RewriteRule ^(([^/]+/)*([^/.]+))\.php/ http://www.example.com/$1.php [R=301,L]
| 7:21 pm on Jul 12, 2012 (gmt 0)|
Or, in the alternative,
RewriteRule ^(([^/]+/)*([^/.]+)\.php)/ http://www.example.com/$1 [R=301,L]
| 7:36 pm on Jul 12, 2012 (gmt 0)|
I prefer the former as it more clearly higlights that the redirect is to a URL with a filename that includes a extension.
| 5:15 pm on Jul 30, 2012 (gmt 0)|
I had to resurrect this thread, since I recently fell in this boat, as well.

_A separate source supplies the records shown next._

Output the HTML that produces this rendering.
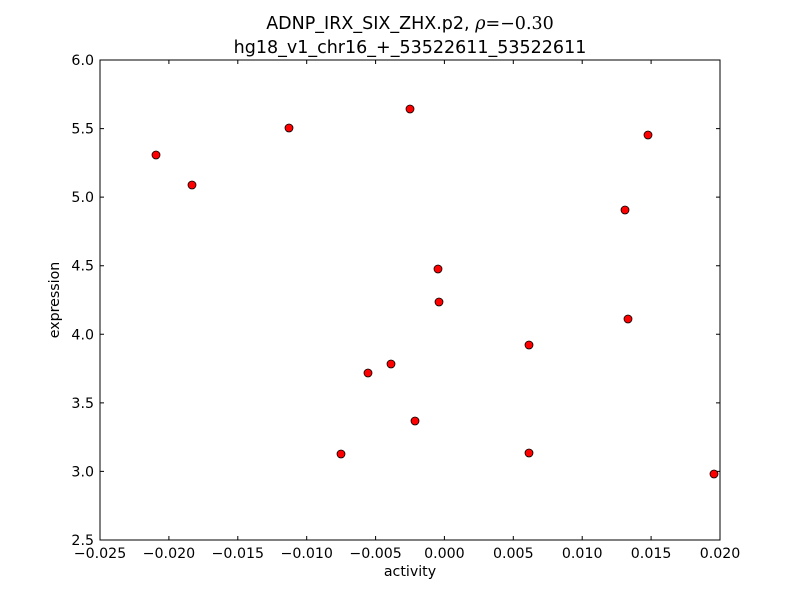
<!DOCTYPE html>
<html><head><style>body{margin:0;background:#fff}</style></head><body>
<svg width="800" height="600" xmlns="http://www.w3.org/2000/svg" font-family="DejaVu Sans, Liberation Sans, sans-serif">
<rect width="800" height="600" fill="#fff"/>
<text x="410" y="29" font-size="17.5" text-anchor="middle">ADNP_IRX_SIX_ZHX.p2, <tspan font-family="DejaVu Serif, serif" font-style="italic">ρ</tspan><tspan font-family="DejaVu Serif, serif">=−0.30</tspan></text>
<text x="410" y="53" font-size="17.5" text-anchor="middle">hg18_v1_chr16_+_53522611_53522611</text>
<rect x="100" y="60" width="620" height="480" fill="none" stroke="#000" stroke-width="1"/>
<g stroke="#000" stroke-width="1">
<path d="M100,540v-4M168.9,540v-4M237.8,540v-4M306.7,540v-4M375.6,540v-4M444.4,540v-4M513.3,540v-4M582.2,540v-4M651.1,540v-4M720,540v-4"/>
<path d="M100,60v4M168.9,60v4M237.8,60v4M306.7,60v4M375.6,60v4M444.4,60v4M513.3,60v4M582.2,60v4M651.1,60v4M720,60v4"/>
<path d="M100,540h4M100,471.4h4M100,402.9h4M100,334.3h4M100,265.7h4M100,197.1h4M100,128.6h4M100,60h4"/>
<path d="M720,540h-4M720,471.4h-4M720,402.9h-4M720,334.3h-4M720,265.7h-4M720,197.1h-4M720,128.6h-4M720,60h-4"/>
</g>
<g font-size="14.2" text-anchor="middle">
<text x="100" y="558">−0.025</text><text x="168.9" y="558">−0.020</text><text x="237.8" y="558">−0.015</text><text x="306.7" y="558">−0.010</text><text x="375.6" y="558">−0.005</text><text x="444.4" y="558">0.000</text><text x="513.3" y="558">0.005</text><text x="582.2" y="558">0.010</text><text x="651.1" y="558">0.015</text><text x="720" y="558">0.020</text>
</g>
<g font-size="14.2" text-anchor="end">
<text x="94" y="545">2.5</text><text x="94" y="476.4">3.0</text><text x="94" y="407.9">3.5</text><text x="94" y="339.3">4.0</text><text x="94" y="270.7">4.5</text><text x="94" y="202.1">5.0</text><text x="94" y="133.6">5.5</text><text x="94" y="65">6.0</text>
</g>
<text x="410" y="576" font-size="14.2" text-anchor="middle">activity</text>
<text transform="translate(59,300) rotate(-90)" font-size="14.2" text-anchor="middle">expression</text>
<g fill="#f00" stroke="#000" stroke-width="0.8">
<circle cx="156" cy="155" r="4"/><circle cx="192" cy="185" r="4"/><circle cx="289" cy="128" r="4"/><circle cx="410" cy="109" r="4"/><circle cx="438" cy="269" r="4"/><circle cx="439" cy="302" r="4"/><circle cx="391" cy="364" r="4"/><circle cx="368" cy="373" r="4"/><circle cx="341" cy="454" r="4"/><circle cx="415" cy="421" r="4"/><circle cx="529" cy="345" r="4"/><circle cx="529" cy="453" r="4"/><circle cx="625" cy="210" r="4"/><circle cx="648" cy="135" r="4"/><circle cx="628" cy="319" r="4"/><circle cx="714" cy="474" r="4"/>
</g>
</svg>
</body></html>
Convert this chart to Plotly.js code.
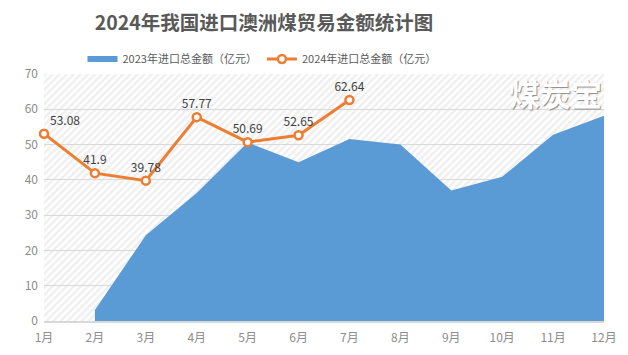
<!DOCTYPE html>
<html>
<head>
<meta charset="utf-8">
<script src="https://cdn.plot.ly/plotly-3.0.1.min.js"></script>
<style>html,body{margin:0;padding:0;background:#fff;}#chart{width:628px;height:355px;}</style>
</head>
<body>
<div id="chart"></div>
<script>
const months = ["1月","2月","3月","4月","5月","6月","7月","8月","9月","10月","11月","12月"];
const values2023 = [null, 3.1, 24.3, 36.3, 50.6, 45.0, 51.6, 50.0, 37.0, 40.9, 52.8, 58.2];
const values2024 = [53.08, 41.9, 39.78, 57.77, 50.69, 52.65, 62.64];
const labels2024 = ["53.08","41.9","39.78","57.77","50.69","52.65","62.64"];
const seriesNames = ["2023年进口总金额（亿元）", "2024年进口总金额（亿元）"];
const chartTitle = "2024年我国进口澳洲煤贸易金额统计图";
const yTicks = [0,10,20,30,40,50,60,70];

const W = 560, H = 247;
const svg = `<svg xmlns="http://www.w3.org/2000/svg" width="${W}" height="${H}" viewBox="0 0 ${W} ${H}"><defs><pattern id="p" width="5" height="5" patternUnits="userSpaceOnUse" patternTransform="rotate(45)"><rect width="5" height="5" fill="#ffffff"/><rect width="2.5" height="5" fill="#efefef"/></pattern></defs><rect width="${W}" height="${H}" fill="url(#p)"/></svg>`;
const bgSrc = "data:image/svg+xml;base64," + btoa(svg);

const font = "'Noto Sans CJK SC', 'Microsoft YaHei', sans-serif";
const textPos = labels2024.map((_, i) => i === 0 ? "top right" : "top center");

const traces = [
  {
    x: months, y: values2023, name: seriesNames[0], type: "scatter", mode: "none",
    fill: "tozeroy", fillcolor: "#5b9bd5", connectgaps: false, hoverinfo: "skip"
  },
  {
    x: months.slice(0, values2024.length), y: values2024, name: seriesNames[1], type: "scatter",
    mode: "lines+markers+text", text: labels2024, textposition: textPos,
    textfont: {family: font, size: 12, color: "#404040"},
    line: {color: "#ed7d31", width: 3},
    marker: {symbol: "circle", size: 8, color: "#ffffff", line: {color: "#ed7d31", width: 2.5}},
    cliponaxis: false
  }
];

const layout = {
  width: 628, height: 355,
  margin: {l: 44, r: 24, t: 74, b: 34},
  paper_bgcolor: "#ffffff", plot_bgcolor: "rgba(0,0,0,0)",
  font: {family: font, size: 12, color: "#595959"},
  title: {
    text: chartTitle,
    font: {family: font, size: 19.5, color: "#595959", weight: 700},
    xref: "container", x: 264/628, xanchor: "center",
    yref: "container", y: 1 - 23/355, yanchor: "middle"
  },
  showlegend: true,
  legend: {
    orientation: "h", x: (262-44)/560, xanchor: "center", y: (321-59)/247, yanchor: "middle",
    font: {family: font, size: 11, color: "#595959"}, itemwidth: 30, tracegroupgap: 0,
    bgcolor: "rgba(0,0,0,0)"
  },
  xaxis: {
    type: "category", range: [0, 11], showgrid: false, zeroline: false,
    showline: true, linecolor: "#d9d9d9", linewidth: 1.5,
    ticks: "", ticklabelstandoff: 5, tickfont: {family: font, size: 12, color: "#8c8c8c"}, fixedrange: true
  },
  yaxis: {
    range: [0, 70], tickvals: yTicks, showgrid: true, gridcolor: "#d9d9d9", gridwidth: 1,
    zeroline: false, showline: false, ticks: "", ticklabelstandoff: 5,
    tickfont: {family: font, size: 12, color: "#8c8c8c"}, fixedrange: true
  },
  images: [{
    source: bgSrc, xref: "paper", yref: "paper", x: 0, y: 1, sizex: 1, sizey: 1,
    xanchor: "left", yanchor: "top", sizing: "stretch", layer: "below"
  }],
  annotations: [{
    text: "煤炭宝", xref: "paper", yref: "paper", x: (555-44)/560, y: (321-92)/247,
    xanchor: "center", yanchor: "middle", showarrow: false,
    font: {family: font, size: 31, color: "#ffffff", weight: 700, shadow: "1px 1px 1px #8a8a8a"}
  }]
};

Plotly.newPlot("chart", traces, layout, {displayModeBar: false, staticPlot: true});
</script>
</body>
</html>
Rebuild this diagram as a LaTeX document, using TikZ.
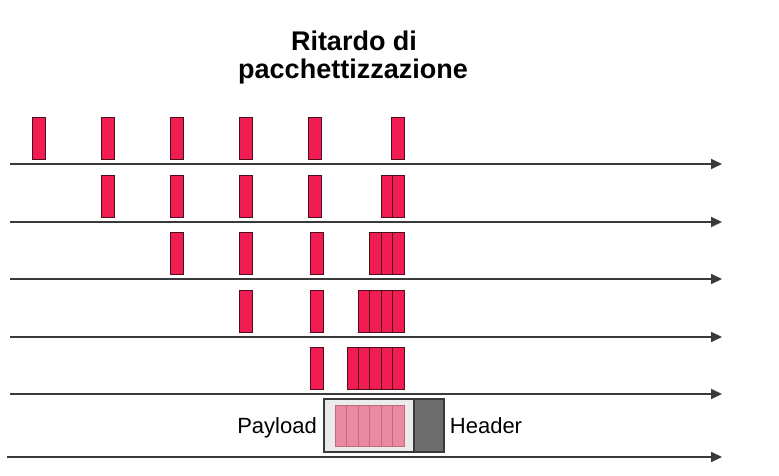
\documentclass[tikz,border=0pt]{standalone}
\usepackage{fontspec}
\setmainfont{Liberation Sans}
\usetikzlibrary{arrows.meta}
\definecolor{pktred}{HTML}{F01C52}
\definecolor{pktedge}{HTML}{4A0E1C}
\definecolor{axisgray}{HTML}{3A3A3A}
\definecolor{paleredfill}{HTML}{E98AA2}
\definecolor{paleredge}{HTML}{C06A82}
\definecolor{boxgray}{HTML}{EBEBEB}
\definecolor{headgray}{HTML}{6E6E6E}
\tikzset{
  pkt/.style={draw=pktedge, fill=pktred, line width=0.9pt},
  timeline/.style={draw=axisgray, line width=2pt, -{Triangle[length=11pt,width=10pt]}},
  payblk/.style={draw=paleredge, fill=paleredfill, line width=0.8pt},
  lbl/.style={font=\fontsize{22}{25}\selectfont, anchor=base, inner sep=0pt},
  ttl/.style={font=\fontsize{27}{29}\selectfont\bfseries, anchor=base, inner sep=0pt},
}
\begin{document}
\begin{tikzpicture}[x=1pt,y=-1pt]
\useasboundingbox (0,0) rectangle (779,476);
% title
\node[ttl] (t1) at (354,51) {Ritardo di};
\node[ttl] (t2) at (353,79) {pacchettizzazione};
% timelines
\foreach \y/\xs [count=\i] in {164/10,222/10,279/10,337/10,394/10,457/7}{
  \coordinate (s\i) at (\xs,\y);
  \coordinate (e\i) at (722,\y);
  \draw[timeline] (s\i) -- (e\i);
}
% single packets (x positions per row)
\foreach \x in {32,101,170,239,308,391} \draw[pkt] (\x,117) rectangle ++(13,42);
\foreach \x in {101,170,239,308} \draw[pkt] (\x,175) rectangle ++(13,42);
\foreach \x in {170,239,310} \draw[pkt] (\x,232) rectangle ++(13,42);
\foreach \x in {239,310} \draw[pkt] (\x,290) rectangle ++(13,42);
\foreach \x in {310} \draw[pkt] (\x,347) rectangle ++(13,42);
% accumulated groups, right aligned at 404
\foreach \n/\top in {2/175,3/232,4/290,5/347}{
  \foreach \k in {1,...,\n}{
    \draw[pkt] ({404-\k*11.4},\top) rectangle ++(11.4,42);
  }
}
% packet: payload + header
\draw[draw=axisgray, fill=boxgray, line width=1.4pt] (324,399) rectangle (444,452);
\draw[draw=axisgray, fill=headgray, line width=1.4pt] (414,399) rectangle (444,452);
\foreach \k in {0,...,5} \draw[payblk] ({335+\k*11.5},405) rectangle ++(11.5,41);
\node[lbl] (pl) at (277,433) {Payload};
\node[lbl] (hd) at (486,433) {Header};
\end{tikzpicture}
\end{document}
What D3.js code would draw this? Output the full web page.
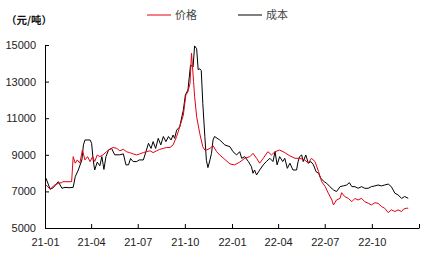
<!DOCTYPE html>
<html>
<head>
<meta charset="utf-8">
<script src="https://cdn.jsdelivr.net/npm/d3@7"></script>
<style>
  html, body { margin: 0; padding: 0; background: #fff; }
  svg { display: block; }
</style>
</head>
<body>
<svg id="chart" width="445" height="259"></svg>
<script>
const seriesNames = ['价格', '成本']
const unitLabel = '（元/吨）'
const xDomain = ['2021-01-01', '2023-01-01']
const yTickValues = [5000, 7000, 9000, 11000, 13000, 15000]

const priceDates = [
  '2021-01-03', '2021-01-11', '2021-01-20', '2021-01-27', '2021-02-03', '2021-02-05', '2021-02-22', '2021-02-25',
  '2021-03-01', '2021-03-05', '2021-03-10', '2021-03-15', '2021-03-20', '2021-03-25', '2021-03-30', '2021-04-04',
  '2021-04-08', '2021-04-13', '2021-04-18', '2021-04-24', '2021-05-01', '2021-05-07', '2021-05-14', '2021-05-21',
  '2021-05-27', '2021-06-03', '2021-06-09', '2021-06-15', '2021-06-22', '2021-06-29', '2021-07-05', '2021-07-12',
  '2021-07-18', '2021-07-25', '2021-07-31', '2021-08-07', '2021-08-13', '2021-08-20', '2021-08-26', '2021-09-02',
  '2021-09-08', '2021-09-15', '2021-09-21', '2021-09-28', '2021-10-03', '2021-10-07', '2021-10-11', '2021-10-14',
  '2021-10-18', '2021-10-20', '2021-10-24', '2021-10-30', '2021-11-05', '2021-11-09', '2021-11-12', '2021-11-19',
  '2021-11-25', '2021-12-02', '2021-12-08', '2021-12-18', '2021-12-28', '2022-01-06', '2022-01-16', '2022-01-26',
  '2022-02-05', '2022-02-11', '2022-02-18', '2022-02-24', '2022-03-03', '2022-03-12', '2022-03-19', '2022-03-26',
  '2022-04-04', '2022-04-14', '2022-04-24', '2022-05-04', '2022-05-13', '2022-05-23', '2022-05-30', '2022-06-05',
  '2022-06-12', '2022-06-19', '2022-06-25', '2022-07-02', '2022-07-08', '2022-07-15', '2022-07-18', '2022-07-24',
  '2022-07-31', '2022-08-03', '2022-08-09', '2022-08-16', '2022-08-23', '2022-08-29', '2022-09-04', '2022-09-11',
  '2022-09-17', '2022-09-24', '2022-09-30', '2022-10-07', '2022-10-13', '2022-10-20', '2022-10-26', '2022-11-02',
  '2022-11-08', '2022-11-15', '2022-11-21', '2022-11-28', '2022-12-02', '2022-12-07', '2022-12-11'
]
const priceValues = [
  7350, 7120, 7350, 7440, 7480, 7530, 7530, 8900,
  8540, 8720, 8540, 9260, 8720, 8900, 8630, 8900,
  8630, 8990, 8900, 8990, 9170, 9300, 9400, 9350,
  9220, 9300, 9170, 9120, 9050, 8990, 9050, 9120,
  9170, 9220, 9120, 9220, 9300, 9350, 9400, 9400,
  9540, 10000, 10530, 11170, 12270, 12450, 12900, 14550,
  13000, 12200, 11080, 10170, 9440, 9260, 9260, 9350,
  9500, 9170, 8990, 8750, 8500, 8450, 8600, 8810,
  8900, 9080, 8810, 8540, 8810, 9170, 8990, 9170,
  9260, 9120, 8940, 8810, 8810, 8720, 8540, 8810,
  8630, 8080, 7530, 7260, 6900, 6530, 6260, 6530,
  6620, 6930, 6720, 6620, 6440, 6620, 6530, 6620,
  6440, 6350, 6260, 6380, 6350, 6170, 6080, 5840,
  5990, 5900, 5990, 5900, 6030, 6080, 6080
]

const costDates = [
  '2021-01-03', '2021-01-11', '2021-01-17', '2021-01-27', '2021-02-03', '2021-02-09', '2021-02-17', '2021-02-25',
  '2021-03-01', '2021-03-07', '2021-03-14', '2021-03-17', '2021-03-20', '2021-03-30', '2021-04-02', '2021-04-05',
  '2021-04-08', '2021-04-13', '2021-04-18', '2021-04-22', '2021-04-26', '2021-04-30', '2021-05-05', '2021-05-11',
  '2021-05-17', '2021-05-27', '2021-06-03', '2021-06-08', '2021-06-13', '2021-06-17', '2021-06-22', '2021-06-29',
  '2021-07-04', '2021-07-12', '2021-07-17', '2021-07-22', '2021-07-27', '2021-07-31', '2021-08-05', '2021-08-10',
  '2021-08-15', '2021-08-20', '2021-08-25', '2021-08-30', '2021-09-04', '2021-09-08', '2021-09-11', '2021-09-15',
  '2021-09-21', '2021-09-28', '2021-10-02', '2021-10-07', '2021-10-12', '2021-10-17', '2021-10-20', '2021-10-24',
  '2021-10-27', '2021-10-30', '2021-11-02', '2021-11-05', '2021-11-09', '2021-11-12', '2021-11-15', '2021-11-19',
  '2021-11-22', '2021-11-25', '2021-11-28', '2021-12-08', '2021-12-18', '2021-12-28', '2022-01-03', '2022-01-10',
  '2022-01-16', '2022-01-20', '2022-01-26', '2022-02-02', '2022-02-08', '2022-02-11', '2022-02-14', '2022-02-18',
  '2022-02-24', '2022-03-03', '2022-03-09', '2022-03-16', '2022-03-22', '2022-03-26', '2022-03-30', '2022-04-04',
  '2022-04-10', '2022-04-14', '2022-04-19', '2022-04-24', '2022-04-30', '2022-05-07', '2022-05-10', '2022-05-13',
  '2022-05-17', '2022-05-20', '2022-05-25', '2022-05-30', '2022-06-04', '2022-06-09', '2022-06-14', '2022-06-19',
  '2022-06-23', '2022-06-30', '2022-07-05', '2022-07-11', '2022-07-18', '2022-07-24', '2022-07-31', '2022-08-06',
  '2022-08-13', '2022-08-18', '2022-08-23', '2022-08-29', '2022-09-04', '2022-09-11', '2022-09-17', '2022-09-24',
  '2022-09-30', '2022-10-07', '2022-10-13', '2022-10-20', '2022-10-26', '2022-11-02', '2022-11-08', '2022-11-15',
  '2022-11-21', '2022-11-28', '2022-12-04', '2022-12-11'
]
const costValues = [
  7720, 7120, 7200, 7530, 7170, 7220, 7200, 7220,
  7800, 8170, 8720, 9540, 9810, 9810, 9630, 8720,
  8170, 8600, 8400, 8900, 8200, 8900, 9260, 9350,
  9000, 9000, 9050, 8450, 8450, 8800, 8630, 8630,
  8720, 8720, 9170, 9630, 9350, 9720, 9350, 9900,
  9540, 10000, 9720, 10000, 9810, 10080, 9900, 10350,
  10530, 11450, 12270, 12540, 13900, 13800, 14950, 14800,
  13650, 13700, 13600, 11800, 10000, 8700, 8300, 8720,
  9080, 9810, 10000, 9810, 9540, 9440, 9170, 8990,
  9170, 8810, 8900, 8630, 8350, 7990, 8170, 7900,
  8170, 8450, 8630, 8810, 8630, 9170, 8450, 8900,
  8630, 8810, 8260, 8540, 8170, 8170, 8630, 8900,
  8990, 8630, 8990, 8540, 8630, 8450, 8080, 7990,
  7720, 7530, 7440, 7260, 7080, 6990, 7260, 7300,
  7350, 7480, 7260, 7260, 7170, 7260, 7170, 7170,
  7260, 7300, 7350, 7300, 7350, 7400, 7260, 6900,
  6810, 6620, 6720, 6620
]

const seriesColors = ['#e60012', '#000000']
const width = 445
const height = 259
const margin = { top: 45, right: 26, bottom: 31, left: 45 }

const parseDate = d3.timeParse('%Y-%m-%d')
const svg = d3.select('#chart')

const x = d3.scaleTime()
  .domain(xDomain.map(parseDate))
  .range([margin.left, width - margin.right])

const y = d3.scaleLinear()
  .domain([d3.min(yTickValues), d3.max(yTickValues)])
  .range([height - margin.bottom, margin.top])

const series = [
  { name: seriesNames[0], color: seriesColors[0], points: priceDates.map((d, i) => ({ date: parseDate(d), value: priceValues[i] })) },
  { name: seriesNames[1], color: seriesColors[1], points: costDates.map((d, i) => ({ date: parseDate(d), value: costValues[i] })) }
]

const line = d3.line()
  .x(d => x(d.date))
  .y(d => y(d.value))

// draw cost first so the price line sits on top where they overlap
svg.selectAll('path.series')
  .data(series.slice().reverse())
  .enter()
  .append('path')
  .attr('class', 'series')
  .attr('fill', 'none')
  .attr('stroke', d => d.color)
  .attr('stroke-width', 1)
  .attr('stroke-linejoin', 'round')
  .attr('d', d => line(d.points))

const tickFont = '"Liberation Sans", Arial, sans-serif'

const yAxis = svg.append('g')
  .attr('transform', 'translate(' + margin.left + ',0)')
  .call(d3.axisLeft(y).tickValues(yTickValues).tickSizeInner(-4).tickSizeOuter(0).tickPadding(9).tickFormat(d3.format('d')))

const xAxis = svg.append('g')
  .attr('transform', 'translate(0,' + (height - margin.bottom) + ')')
  .call(d3.axisBottom(x).ticks(d3.timeMonth.every(3)).tickSizeInner(-4).tickSizeOuter(0).tickPadding(10)
    .tickFormat(d => d.getFullYear() >= 2023 ? '' : d3.timeFormat('%y-%m')(d)))

;[yAxis, xAxis].forEach(axis => {
  axis.selectAll('path, line').attr('stroke', '#000').attr('stroke-width', 1)
  axis.selectAll('text')
    .attr('fill', '#222')
    .style('font-family', tickFont)
    .style('font-size', '11px')
})

svg.append('text')
  .attr('x', 6)
  .attr('y', 24)
  .attr('fill', '#111')
  .style('font-family', '"Noto Sans CJK JP", "Noto Sans CJK SC", sans-serif')
  .style('font-size', '10.5px')
  .style('font-weight', 'bold')
  .text(unitLabel)

const legendX = [147, 238]
const legend = svg.selectAll('g.legend')
  .data(series)
  .enter()
  .append('g')
  .attr('class', 'legend')
  .attr('transform', (d, i) => 'translate(' + legendX[i] + ',15)')

legend.append('line')
  .attr('x1', 0)
  .attr('x2', 24)
  .attr('stroke', d => d.color)
  .attr('stroke-width', 1)

legend.append('text')
  .attr('x', 28)
  .attr('dy', '0.35em')
  .attr('fill', '#444')
  .style('font-family', '"Noto Sans CJK SC", sans-serif')
  .style('font-size', '11px')
  .text(d => d.name)
</script>
</body>
</html>
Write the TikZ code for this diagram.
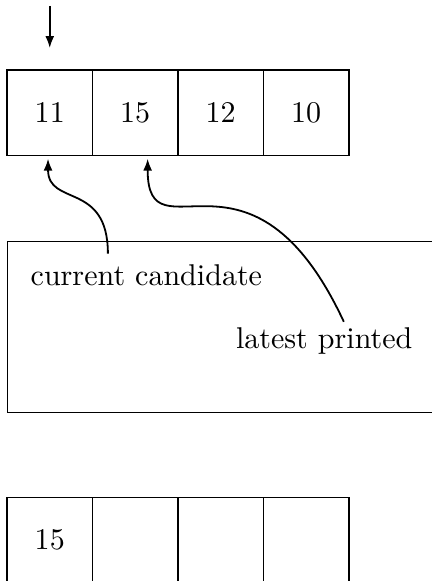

But unlike the OP, my page is not php, but simple .html which now has the trailing slash behind it. Unfortunately, it's also my most linked-to page and even in the GWMT it shows as "mypage.html/", as well as in the search results. Needless to say, the page ranks nowhere :(
I have no idea what to do. I don't really want to use redirect, since Google is clearly thinking that "mypage.html" and "mypage.html/" is the same page, not sure how any form of redirect would affect this.
Don't' really know the reasoning behind google choosing the page with the slash to be the one that displays, when the majority of the links pointing to this page are all without the slash. I am assuming some scraper messed up and linked to us with a slash.
Anyone has anything new to add to this problem?
| 9:32 pm on Jul 30, 2012 (gmt 0)|
This points to extremely lax URL rewriting or some such configuration error. On a normal site, a request for URL with both extension and trailing slash would simply return 404 Not Found.
A redirect will tell Google to no longer index the URL with trailing slash and to replace it with the URL without the trailing slash.